MPS dostał czas do końca grudnia na zebranie 5 mld euro na rekapitalizację; zarząd banku zwrócił się do EBC o przedłużenie tego okresu do 20 stycznia, ze względu na niestabilną sytuację polityczną we Włoszech po podaniu się do dymisji przez premiera Matteo Renziego. EBC odrzucił ten wniosek, argumentując, że odkładanie procesu uzdrawiania banku niczemu nie służy i nadszedł czas, aby w jego ratowanie zaangażował się włoski rząd.
Utrudni to Monte dei Paschi di Siena, najbardziej zagrożonemu i trzeciemu co do wielkości bankowi we Włoszech, podniesienie kapitału zakładowego z pomocą prywatnych inwestorów, wśród których są między innymi JPMorgan i Mediobanca.
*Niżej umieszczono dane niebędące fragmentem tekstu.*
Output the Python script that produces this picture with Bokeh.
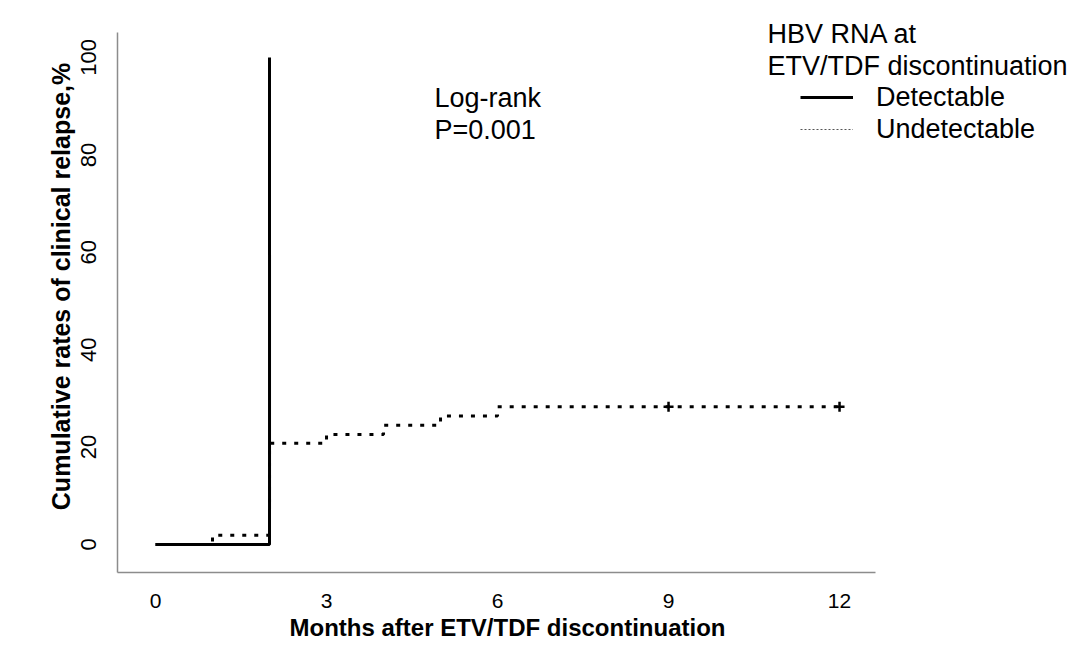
from bokeh.plotting import figure
from bokeh.models import Range1d, FixedTicker, Label, Legend, LegendItem, Title
from bokeh.embed import file_html
from bokeh.resources import INLINE

# Data
months_det = [0, 2]
relapse_det = [0, 100]
months_und = [0, 1, 2, 3, 4, 5, 6, 12]
relapse_und = [0, 1.9, 20.8, 22.6, 24.5, 26.4, 28.3, 28.3]
censor_months = [9, 12]
censor_relapse = [28.3, 28.3]
x_ticks = [0, 3, 6, 9, 12]
y_ticks = [0, 20, 40, 60, 80, 100]

FONT = "Liberation Sans"

# visible axis extent (axis lines stop here, frame extends further for the legend)
X_LO, X_HI = -0.667, 12.63
Y_LO, Y_HI = -5.75, 105.1

p = figure(frame_width=955, frame_height=572,
           min_border_left=117, min_border_top=0, min_border_right=0, min_border_bottom=40,
           x_range=Range1d(X_LO, 16.087), y_range=Range1d(Y_LO, 111.7),
           output_backend="svg", toolbar_location=None)

p.step(months_det, relapse_det, mode="after", line_width=3, line_color="black")
p.step(months_und, relapse_und, mode="after", line_width=3, line_dash="4 8",
       line_color="black")
p.scatter(censor_months, censor_relapse, marker="cross", size=10, line_width=2.5,
          line_color="black")

# legend-only renderers (hidden, same data, thinner style for the samples)
r1 = p.step(months_det, relapse_det, mode="after", line_width=3, line_color="black",
            visible=False)
r2 = p.step(months_und, relapse_und, mode="after", line_width=1, line_dash="2 2",
            line_color="#555555", visible=False)

legend = Legend(items=[LegendItem(label="Detectable", renderers=[r1]),
                       LegendItem(label="Undetectable", renderers=[r2])],
                location=(683, 427))
legend.label_text_font = FONT
legend.label_text_font_size = "27px"
legend.label_text_color = "black"
legend.glyph_width = 53
legend.glyph_height = 32
legend.label_height = 32
legend.label_standoff = 23
legend.spacing = 0
legend.padding = 0
legend.margin = 0
legend.border_line_color = None
legend.background_fill_alpha = 0
p.add_layout(legend)

for txt, x, y in [("HBV RNA at", 650, 539), ("ETV/TDF discontinuation", 650, 507),
                  ("Log-rank", 317, 475), ("P=0.001", 317, 443)]:
    p.add_layout(Label(x=x, y=y, x_units="screen", y_units="screen", text=txt,
                       text_baseline="middle", text_align="left",
                       text_font=FONT, text_font_size="27px", text_color="black"))

p.xaxis.ticker = FixedTicker(ticks=x_ticks)
p.yaxis.ticker = FixedTicker(ticks=y_ticks)
p.xaxis.bounds = (X_LO, X_HI)
p.yaxis.bounds = (Y_LO, Y_HI)
p.yaxis.axis_label = "Cumulative rates of clinical relapse,%"
p.yaxis.major_label_orientation = "vertical"

# x-axis title as a left-aligned Title below the axis (centred under the visible axis)
p.add_layout(Title(text="Months after ETV/TDF discontinuation", align="left", offset=172,
                   text_font=FONT, text_font_size="24px", text_font_style="bold",
                   text_color="black", standoff=2), "below")

p.axis.major_tick_line_color = None
p.axis.minor_tick_line_color = None
p.axis.axis_line_color = "#8c8c8c"
p.axis.axis_line_width = 1.5
p.axis.major_label_text_font = FONT
p.xaxis.major_label_text_font_size = "21px"
p.yaxis.major_label_text_font_size = "22px"
p.axis.major_label_text_color = "black"
p.axis.axis_label_text_font = FONT
p.yaxis.axis_label_text_font_size = "25px"
p.axis.axis_label_text_font_style = "bold"
p.axis.axis_label_text_color = "black"
p.xaxis.major_label_standoff = 15
p.yaxis.major_label_standoff = 15
p.yaxis.axis_label_standoff = 4

p.xgrid.visible = False
p.ygrid.visible = False
p.outline_line_color = None
p.background_fill_color = "white"
p.border_fill_color = "white"

open("out.html", "w").write(file_html(p, INLINE))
Problem polega na tym, że zadłużenie publiczne Włoch sięga 133 proc. PKB i rząd ma niewielkie pole manewru, jeśli chodzi o duże zastrzyki finansowe dla zagrożonych banków.
Największym problemem Włoch - a zarazem zagrożeniem dla całej strefy euro - jest właśnie kondycja sektora bankowego. Upadek MPS grozi utratą oszczędności tysiącom prywatnych klientów i inwestorów, pogłębi problemy włoskiego sektora finansowego, a następnie całej gospodarki kraju.